Directive:
Could you repeat the records below exactly, leaving out any pictures?

Extracted material:

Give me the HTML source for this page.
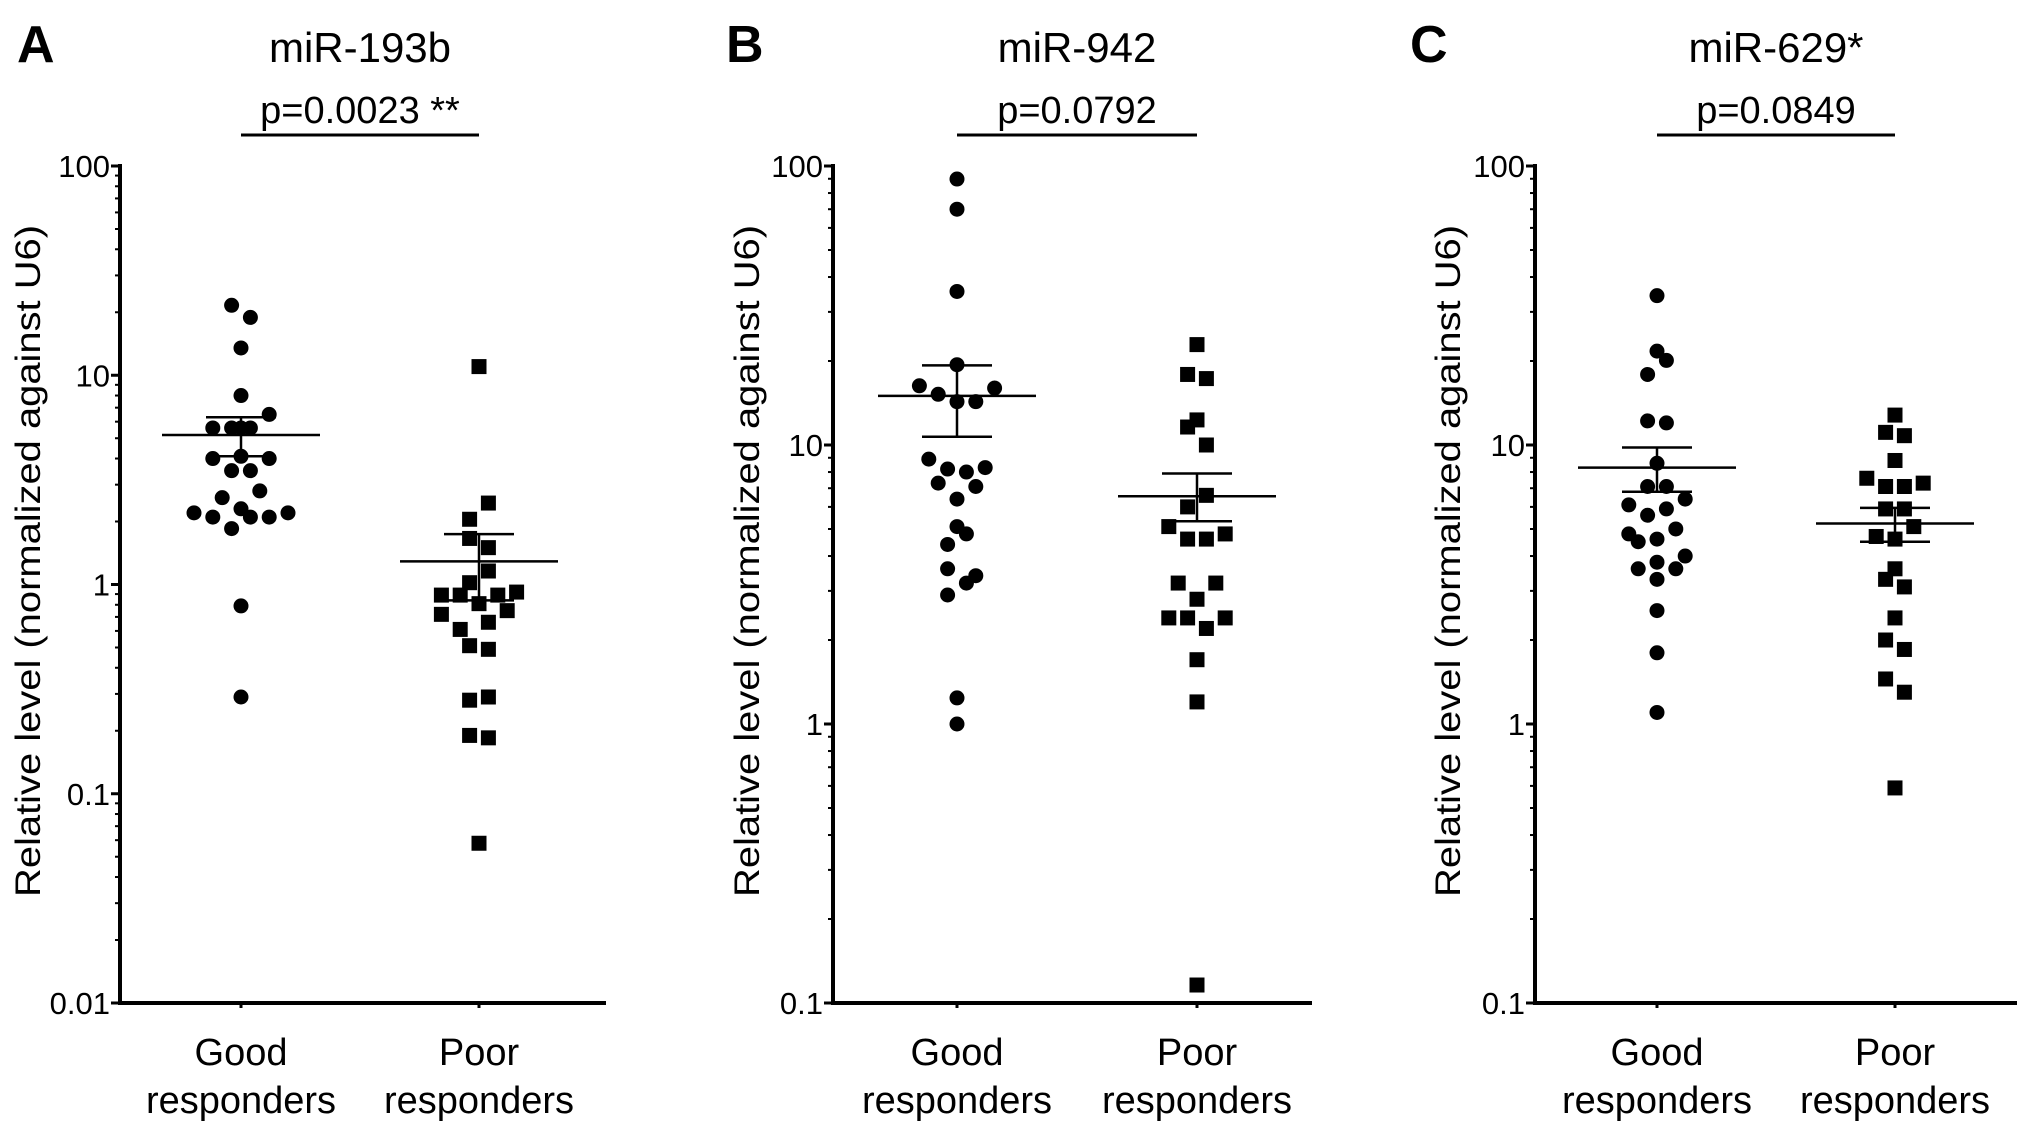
<!DOCTYPE html>
<html><head><meta charset="utf-8"><style>
body{margin:0;background:#fff}
svg{display:block;font-family:"Liberation Sans",Arial,sans-serif}
</style></head><body>
<svg id="fig" width="2031" height="1134" viewBox="0 0 2031 1134"></svg>
<script>
const catLabels=["Good","Poor"];
const aGood=[21.6,18.9,13.5,8,6.5,5.6,5.6,5.6,5.6,4.0,4.1,4.0,3.5,3.5,2.8,2.6,2.3,2.2,2.1,2.1,2.1,2.2,1.85,0.79,0.29];
const aGoodOff=[-1,1,0,0,3,-3,-1,0,1,-3,0,3,-1,1,2,-2,0,-5,-3,1,3,5,-1,0,0];
const aPoor=[11,2.45,2.05,1.66,1.5,1.16,1.02,0.89,0.89,0.81,0.89,0.92,0.75,0.72,0.61,0.66,0.51,0.49,0.28,0.29,0.19,0.185,0.058];
const aPoorOff=[0,1,-1,-1,1,1,-1,-4,-2,0,2,4,3,-4,-2,1,-1,1,-1,1,-1,1,0];
const aStats=[[5.18,6.3,4.1],[1.29,1.74,0.84]];
const bGood=[89.8,70,35.5,19.4,16.3,16.0,15.2,14.3,14.3,8.9,8.2,8.0,8.3,7.3,7.1,6.4,5.1,4.8,4.4,3.6,3.4,3.2,2.9,1.24,1.0];
const bGoodOff=[0,0,0,0,-4,4,-2,0,2,-3,-1,1,3,-2,2,0,0,1,-1,-1,2,1,-1,0,0];
const bPoor=[22.9,17.9,17.3,11.6,12.3,10,6.6,6.0,5.1,4.6,4.6,4.8,3.2,3.2,2.8,2.4,2.4,2.2,2.4,1.7,1.2,0.116];
const bPoorOff=[0,-1,1,-1,0,1,1,-1,-3,-1,1,3,-2,2,0,-3,-1,1,3,0,0,0];
const bStats=[[15.0,19.3,10.7],[6.55,7.9,5.33]];
const cGood=[34.3,21.7,20.1,17.9,12.2,12.0,8.6,7.1,7.1,6.1,5.6,5.9,6.4,4.8,4.5,4.6,5.0,3.6,3.8,3.6,4.0,3.3,2.55,1.8,1.1];
const cGoodOff=[0,0,1,-1,-1,1,0,-1,1,-3,-1,1,3,-3,-2,0,2,-2,0,2,3,0,0,0,0];
const cPoor=[12.8,11.1,10.8,8.8,7.6,7.1,7.1,7.3,5.9,5.9,5.1,4.7,4.6,3.6,3.3,3.1,2.4,2.0,1.85,1.45,1.3,0.59];
const cPoorOff=[0,-1,1,0,-3,-1,1,3,-1,1,2,-2,0,0,-1,1,0,-1,1,-1,1,0];
const cStats=[[8.3,9.8,6.8],[5.23,5.95,4.5]];

const NS="http://www.w3.org/2000/svg";
const svg=document.getElementById('fig');
function mk(tag,attrs,parent){const e=document.createElementNS(NS,tag);for(const k in attrs)e.setAttribute(k,attrs[k]);(parent||svg).appendChild(e);return e;}

function panel(cfg){
  const g=mk('g',{});
  
  
  const x0=cfg.ax,x1=cfg.axEnd,yT=166,yB=1003;
  const lmin=Math.log10(cfg.min),lmax=2;
  const Y=v=>yB-(Math.log10(v)-lmin)/(lmax-lmin)*(yB-yT);
  const U=9.4;
  const t=mk('text',{x:cfg.letterX,y:62,'font-size':52,'font-weight':'bold'},g);t.textContent=cfg.letter;
  
  
  const ti=mk('text',{x:(cfg.gx+cfg.px)/2,y:62,'font-size':42,'text-anchor':'middle'},g);ti.textContent=cfg.title;
  
  
  const pt=mk('text',{x:(cfg.gx+cfg.px)/2,y:123,'font-size':38,'text-anchor':'middle'},g);pt.textContent=cfg.p;
  
  
  const pb=mk('line',{x1:cfg.gx,x2:cfg.px,y1:135,y2:135,stroke:'#000','stroke-width':3},g);
  
  
  const ya=mk('line',{x1:x0,x2:x0,y1:yT-2,y2:yB+2,stroke:'#000','stroke-width':4},g);
  
  
  const xa=mk('line',{x1:x0-2,x2:x1,y1:yB,y2:yB,stroke:'#000','stroke-width':4},g);
  
  
  for(let d=lmin;d<=lmax;d++){
    const v=Math.pow(10,d),y=Y(v);
    mk('line',{x1:x0-9,x2:x0,y1:y,y2:y,stroke:'#000','stroke-width':3},g);
    const tl=mk('text',{x:x0-10,y:y+11,'font-size':31,'text-anchor':'end'},g);
    tl.textContent=(v>=1?String(v):String(+v.toFixed(3)));
    
    
    if(d<lmax)for(let m=2;m<10;m++){const ym=Y(m*v);mk('line',{x1:x0-5,x2:x0,y1:ym,y2:ym,stroke:'#000','stroke-width':2},g);}
  }
  const yl=mk('text',{transform:`translate(${cfg.ylx},561) rotate(-90)`,'font-size':35,'text-anchor':'middle',textLength:672,lengthAdjust:'spacingAndGlyphs'},g);
  yl.textContent='Relative level (normalized against U6)';
  
  
  [cfg.gx,cfg.px].forEach((cx,i)=>{
    mk('line',{x1:cx,x2:cx,y1:yB,y2:yB+5,stroke:'#000','stroke-width':3},g);
    const c1=mk('text',{x:cx,y:1065,'font-size':38,'text-anchor':'middle'},g);c1.textContent=catLabels[i];
    
    
    const c2=mk('text',{x:cx,y:1113,'font-size':38,'text-anchor':'middle'},g);c2.textContent='responders';
    
    
  });
  cfg.good.forEach((v,i)=>{
    const c=mk('circle',{cx:cfg.gx+cfg.goodOff[i]*U,cy:Y(v),r:7.5,fill:'#000'},g);
    
    
  });
  cfg.poor.forEach((v,i)=>{
    const r=mk('rect',{x:cfg.px+cfg.poorOff[i]*U-7.5,y:Y(v)-7.5,width:15,height:15,fill:'#000'},g);
    
    
  });
  [cfg.gx,cfg.px].forEach((cx,i)=>{
    const s=cfg.stats[i];
    const ml=mk('line',{x1:cx-79,x2:cx+79,y1:Y(s[0]),y2:Y(s[0]),stroke:'#000','stroke-width':2.5},g);
    
    
    mk('line',{x1:cx,x2:cx,y1:Y(s[1]),y2:Y(s[2]),stroke:'#000','stroke-width':2.5},g);
    [s[1],s[2]].forEach(e=>{const el=mk('line',{x1:cx-35,x2:cx+35,y1:Y(e),y2:Y(e),stroke:'#000','stroke-width':2.5},g);
      
      });
  });
}
panel({id:'a',letter:'A',title:'miR-193b',p:'p=0.0023 **',letterX:17,ax:120,axEnd:606,gx:241,px:479,min:0.01,ylx:40,good:aGood,goodOff:aGoodOff,poor:aPoor,poorOff:aPoorOff,stats:aStats});
panel({id:'b',letter:'B',title:'miR-942',p:'p=0.0792',letterX:726,ax:833,axEnd:1312,gx:957,px:1197,min:0.1,ylx:759,good:bGood,goodOff:bGoodOff,poor:bPoor,poorOff:bPoorOff,stats:bStats});
panel({id:'c',letter:'C',title:'miR-629*',p:'p=0.0849',letterX:1410,ax:1535,axEnd:2017,gx:1657,px:1895,min:0.1,ylx:1460,good:cGood,goodOff:cGoodOff,poor:cPoor,poorOff:cPoorOff,stats:cStats});
</script>
</body></html>
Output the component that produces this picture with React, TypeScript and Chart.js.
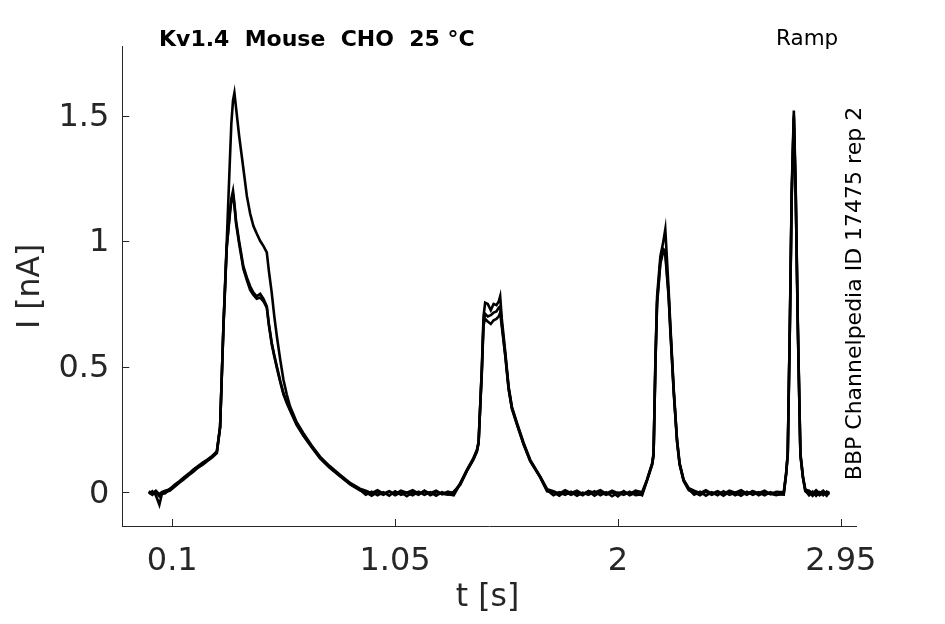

Result of this exercise:
Give me the HTML source for this page.
<!DOCTYPE html>
<html><head><meta charset="utf-8"><style>
body{margin:0;background:#fff}
svg{display:block;font-family:"Liberation Sans",Arial,sans-serif}
</style></head><body>
<svg id="fig" width="2031" height="1134" viewBox="0 0 2031 1134"></svg>
<script>
const catLabels=["Good","Poor"];
const aGood=[21.6,18.9,13.5,8,6.5,5.6,5.6,5.6,5.6,4.0,4.1,4.0,3.5,3.5,2.8,2.6,2.3,2.2,2.1,2.1,2.1,2.2,1.85,0.79,0.29];
const aGoodOff=[-1,1,0,0,3,-3,-1,0,1,-3,0,3,-1,1,2,-2,0,-5,-3,1,3,5,-1,0,0];
const aPoor=[11,2.45,2.05,1.66,1.5,1.16,1.02,0.89,0.89,0.81,0.89,0.92,0.75,0.72,0.61,0.66,0.51,0.49,0.28,0.29,0.19,0.185,0.058];
const aPoorOff=[0,1,-1,-1,1,1,-1,-4,-2,0,2,4,3,-4,-2,1,-1,1,-1,1,-1,1,0];
const aStats=[[5.18,6.3,4.1],[1.29,1.74,0.84]];
const bGood=[89.8,70,35.5,19.4,16.3,16.0,15.2,14.3,14.3,8.9,8.2,8.0,8.3,7.3,7.1,6.4,5.1,4.8,4.4,3.6,3.4,3.2,2.9,1.24,1.0];
const bGoodOff=[0,0,0,0,-4,4,-2,0,2,-3,-1,1,3,-2,2,0,0,1,-1,-1,2,1,-1,0,0];
const bPoor=[22.9,17.9,17.3,11.6,12.3,10,6.6,6.0,5.1,4.6,4.6,4.8,3.2,3.2,2.8,2.4,2.4,2.2,2.4,1.7,1.2,0.116];
const bPoorOff=[0,-1,1,-1,0,1,1,-1,-3,-1,1,3,-2,2,0,-3,-1,1,3,0,0,0];
const bStats=[[15.0,19.3,10.7],[6.55,7.9,5.33]];
const cGood=[34.3,21.7,20.1,17.9,12.2,12.0,8.6,7.1,7.1,6.1,5.6,5.9,6.4,4.8,4.5,4.6,5.0,3.6,3.8,3.6,4.0,3.3,2.55,1.8,1.1];
const cGoodOff=[0,0,1,-1,-1,1,0,-1,1,-3,-1,1,3,-3,-2,0,2,-2,0,2,3,0,0,0,0];
const cPoor=[12.8,11.1,10.8,8.8,7.6,7.1,7.1,7.3,5.9,5.9,5.1,4.7,4.6,3.6,3.3,3.1,2.4,2.0,1.85,1.45,1.3,0.59];
const cPoorOff=[0,-1,1,0,-3,-1,1,3,-1,1,2,-2,0,0,-1,1,0,-1,1,-1,1,0];
const cStats=[[8.3,9.8,6.8],[5.23,5.95,4.5]];

const NS="http://www.w3.org/2000/svg";
const svg=document.getElementById('fig');
function mk(tag,attrs,parent){const e=document.createElementNS(NS,tag);for(const k in attrs)e.setAttribute(k,attrs[k]);(parent||svg).appendChild(e);return e;}

function panel(cfg){
  const g=mk('g',{});
  
  
  const x0=cfg.ax,x1=cfg.axEnd,yT=166,yB=1003;
  const lmin=Math.log10(cfg.min),lmax=2;
  const Y=v=>yB-(Math.log10(v)-lmin)/(lmax-lmin)*(yB-yT);
  const U=9.4;
  const t=mk('text',{x:cfg.letterX,y:62,'font-size':52,'font-weight':'bold'},g);t.textContent=cfg.letter;
  
  
  const ti=mk('text',{x:(cfg.gx+cfg.px)/2,y:62,'font-size':42,'text-anchor':'middle'},g);ti.textContent=cfg.title;
  
  
  const pt=mk('text',{x:(cfg.gx+cfg.px)/2,y:123,'font-size':38,'text-anchor':'middle'},g);pt.textContent=cfg.p;
  
  
  const pb=mk('line',{x1:cfg.gx,x2:cfg.px,y1:135,y2:135,stroke:'#000','stroke-width':3},g);
  
  
  const ya=mk('line',{x1:x0,x2:x0,y1:yT-2,y2:yB+2,stroke:'#000','stroke-width':4},g);
  
  
  const xa=mk('line',{x1:x0-2,x2:x1,y1:yB,y2:yB,stroke:'#000','stroke-width':4},g);
  
  
  for(let d=lmin;d<=lmax;d++){
    const v=Math.pow(10,d),y=Y(v);
    mk('line',{x1:x0-9,x2:x0,y1:y,y2:y,stroke:'#000','stroke-width':3},g);
    const tl=mk('text',{x:x0-10,y:y+11,'font-size':31,'text-anchor':'end'},g);
    tl.textContent=(v>=1?String(v):String(+v.toFixed(3)));
    
    
    if(d<lmax)for(let m=2;m<10;m++){const ym=Y(m*v);mk('line',{x1:x0-5,x2:x0,y1:ym,y2:ym,stroke:'#000','stroke-width':2},g);}
  }
  const yl=mk('text',{transform:`translate(${cfg.ylx},561) rotate(-90)`,'font-size':35,'text-anchor':'middle',textLength:672,lengthAdjust:'spacingAndGlyphs'},g);
  yl.textContent='Relative level (normalized against U6)';
  
  
  [cfg.gx,cfg.px].forEach((cx,i)=>{
    mk('line',{x1:cx,x2:cx,y1:yB,y2:yB+5,stroke:'#000','stroke-width':3},g);
    const c1=mk('text',{x:cx,y:1065,'font-size':38,'text-anchor':'middle'},g);c1.textContent=catLabels[i];
    
    
    const c2=mk('text',{x:cx,y:1113,'font-size':38,'text-anchor':'middle'},g);c2.textContent='responders';
    
    
  });
  cfg.good.forEach((v,i)=>{
    const c=mk('circle',{cx:cfg.gx+cfg.goodOff[i]*U,cy:Y(v),r:7.5,fill:'#000'},g);
    
    
  });
  cfg.poor.forEach((v,i)=>{
    const r=mk('rect',{x:cfg.px+cfg.poorOff[i]*U-7.5,y:Y(v)-7.5,width:15,height:15,fill:'#000'},g);
    
    
  });
  [cfg.gx,cfg.px].forEach((cx,i)=>{
    const s=cfg.stats[i];
    const ml=mk('line',{x1:cx-79,x2:cx+79,y1:Y(s[0]),y2:Y(s[0]),stroke:'#000','stroke-width':2.5},g);
    
    
    mk('line',{x1:cx,x2:cx,y1:Y(s[1]),y2:Y(s[2]),stroke:'#000','stroke-width':2.5},g);
    [s[1],s[2]].forEach(e=>{const el=mk('line',{x1:cx-35,x2:cx+35,y1:Y(e),y2:Y(e),stroke:'#000','stroke-width':2.5},g);
      
      });
  });
}
panel({id:'a',letter:'A',title:'miR-193b',p:'p=0.0023 **',letterX:17,ax:120,axEnd:606,gx:241,px:479,min:0.01,ylx:40,good:aGood,goodOff:aGoodOff,poor:aPoor,poorOff:aPoorOff,stats:aStats});
panel({id:'b',letter:'B',title:'miR-942',p:'p=0.0792',letterX:726,ax:833,axEnd:1312,gx:957,px:1197,min:0.1,ylx:759,good:bGood,goodOff:bGoodOff,poor:bPoor,poorOff:bPoorOff,stats:bStats});
panel({id:'c',letter:'C',title:'miR-629*',p:'p=0.0849',letterX:1410,ax:1535,axEnd:2017,gx:1657,px:1895,min:0.1,ylx:1460,good:cGood,goodOff:cGoodOff,poor:cPoor,poorOff:cPoorOff,stats:cStats});
</script>
</body></html>
Output the component that produces this picture with React, TypeScript and Chart.js.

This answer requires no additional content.